The Last Supper, is, of course, a Passover Seder, and many artists have had a go at the subject, including the nun Plautilla Nelli, the first woman to paint the subject 450 years ago, and the only woman in the roster. Instead of fervent Catholic Andy Warhol’s Last Supper, made at the height of the Aids epidemic, we get Salvador Dali’s gaudy 1955 interpretation (a private commission), representing the 20th century. Skipping ahead in the story, Caravaggio’s dramatic Supper at Emmaus (1601) and the Master of Cappenberg’s (1525-1530) Christ Before Emmaus, with its men in bright tights, make up for it.

To bring Jesus to justice he has to have committed a crime (he was framed, Putin style, for stirring up the mob) and he has to be identified – hence, betrayed. Giotto has a beautiful fresco of Judas’s betrayal, and other masterpieces are shown, focusing on Judas’s kiss and Jesus’s admirable warning to his vengeful disciples, “Put your sword in its place, for all who take the sword will perish by the sword.”

Dr Gariff points out that it was imperative that Jesus, who lived as a man, died as a man. As a result we are shown some two dozen masterpieces that show, in graphic detail, his betrayal, mocking, torture, and death. The idea is that the congregation identify with Jesus, and as human beings, we naturally insert ourselves into the story. The best painters found techniques to make their art speak directly to our human condition and to human frailty.

The gory part of the story is perhaps the most effective and popular. Jaume Huget (1455), Caravaggio (1607-10), and Diego Velázquez (1628) spare us nothing in their Flagellations of Christ, while Guido Reni (1639-40), Peter Paul Rubens (1612) and Hieronymus Bosch (1510) depict the cruel Crown of Thorns and Christ mocked.

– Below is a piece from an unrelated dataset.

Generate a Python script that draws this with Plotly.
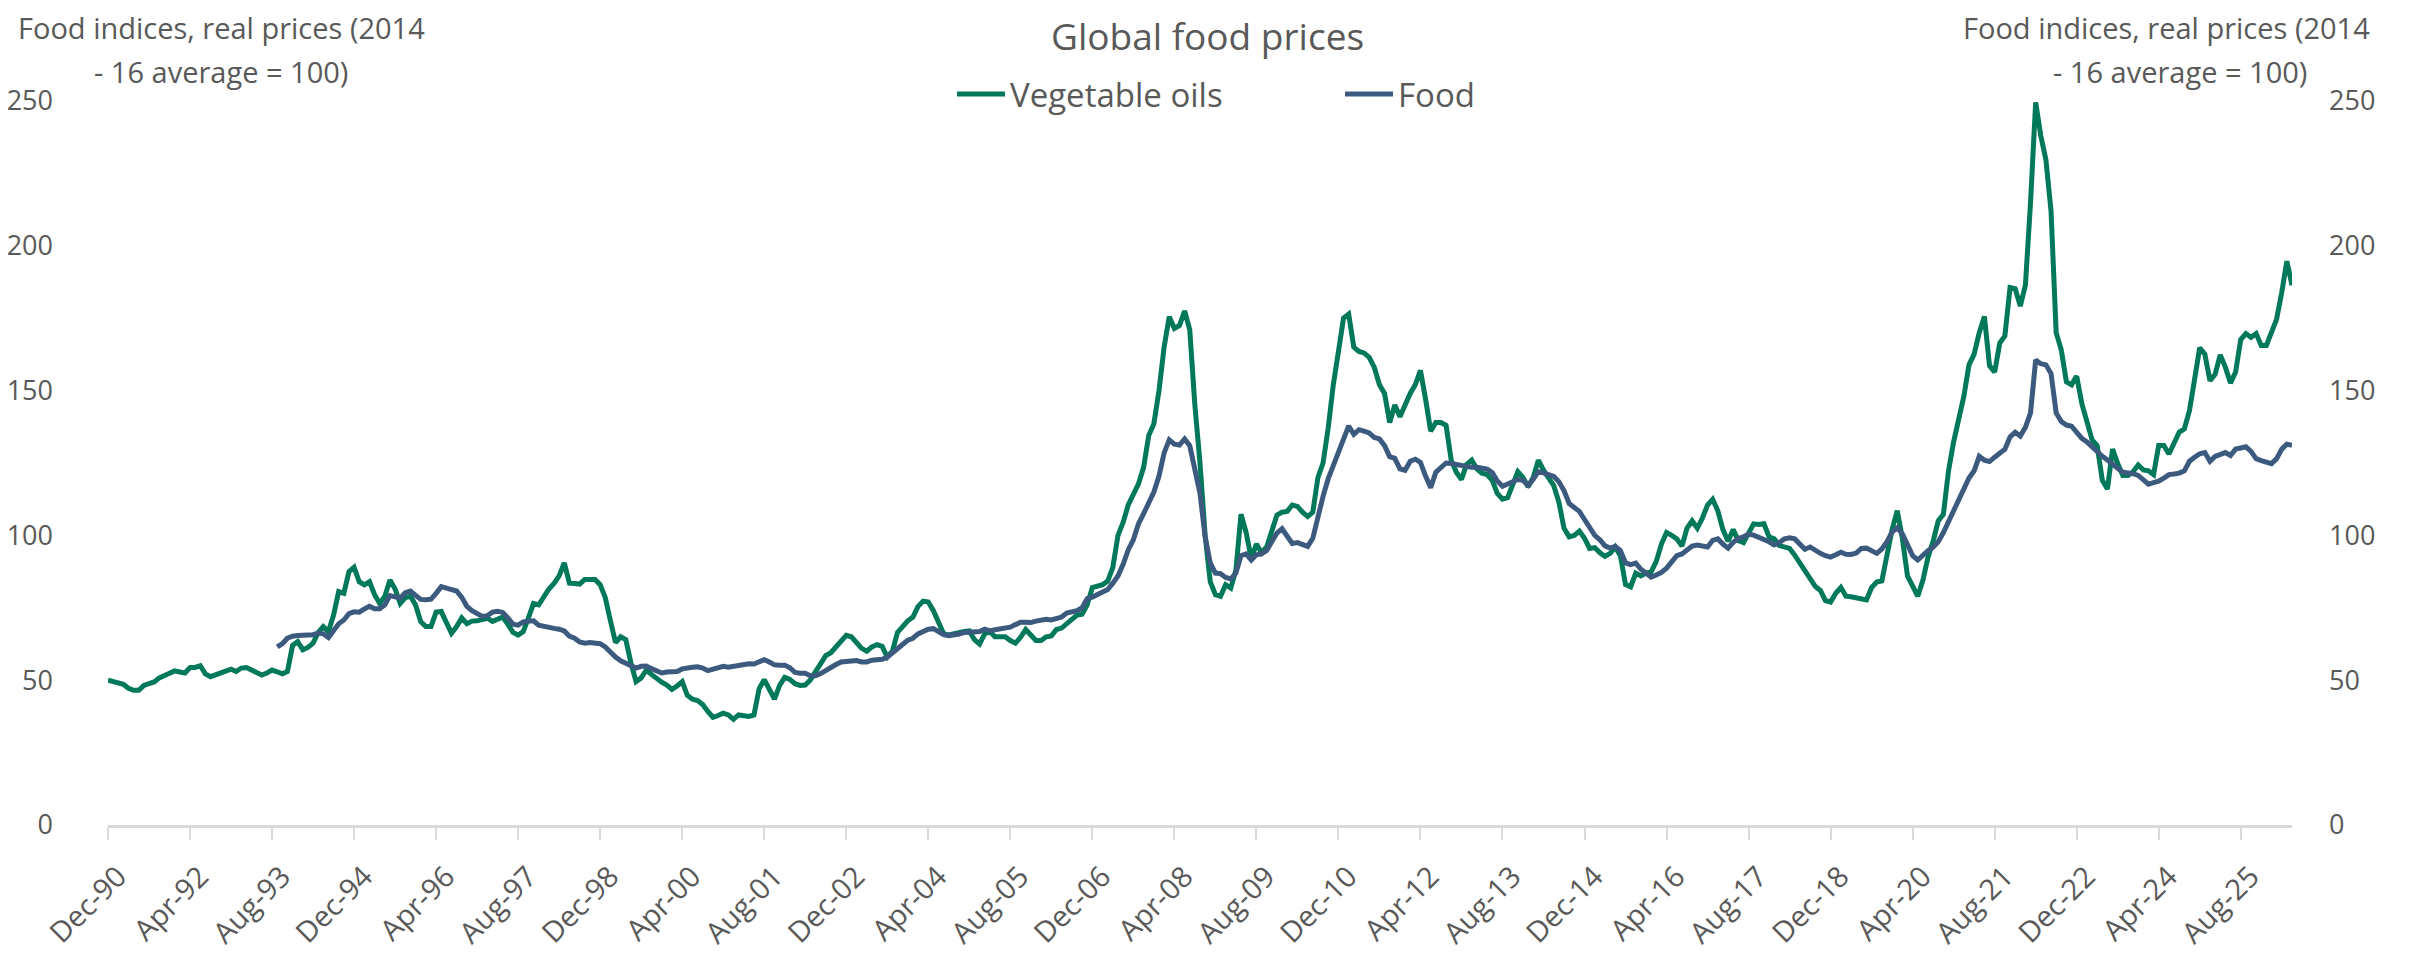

The narration reminds us that there was, if the outcome were not so horrific and tragic, an almost comical game of pass the buck going on as the Parsees et al dragged Jesus around to various authorities hoping to off-load him. The first stop was the High Priest Caiaphas (Christ Before Caiaphas by Giotto and also by the Master of Guillame Lamberg of 1480-90), who sent him to the governor, Pontius Pilate (The Master of Beighem Alterpiece, 1520-1540, and Rembrandt’s gorgeous print of 1636). Jesus was a football passed from Pilate to Herod (Christ Before Herod by Antonio Ronzen 1517-20) and back to an exacerbated Pilate (Jacobo Tintoretto (1566) and Albrecht Dürer (1512)), who literally washes his hands of Jesus’s blood.

Images of The Crucifixion and Deposition (Rembrandt’s Descent from the Cross receives an interesting analysis from Ms Campbell-Johnston) are more numerous than images of the Resurrection, which is where Easter comes in. However, the story is particularly triumphant when it comes to the Resurrection as Christ gives the slip to the Centurions guarding the sepulchre and proves the mocking priests wrong when they call Jesus a fraud.

And there are no shortages of dramatic paintings of the Entombment, such as Tintoretto’s (1550-1560) and Rogier van der Weyden’s (1460-64). Michelangelo’s early unfinished Entombment is innovative for the way the body is held upright by the sacred figures, as though presenting Christ to the viewer. His feet which are not touching the ground as though floating up, and his perfect, muscular body, might look ahead to his resurrection three days later.

The film focuses on medieval and Renaissance depictions, although the 19th century is represented by a Delacroix and a Manet. My only complaint is the omission of Graham Sutherland’s powerful 1961 No Me Tangere in Chichester Cathedral.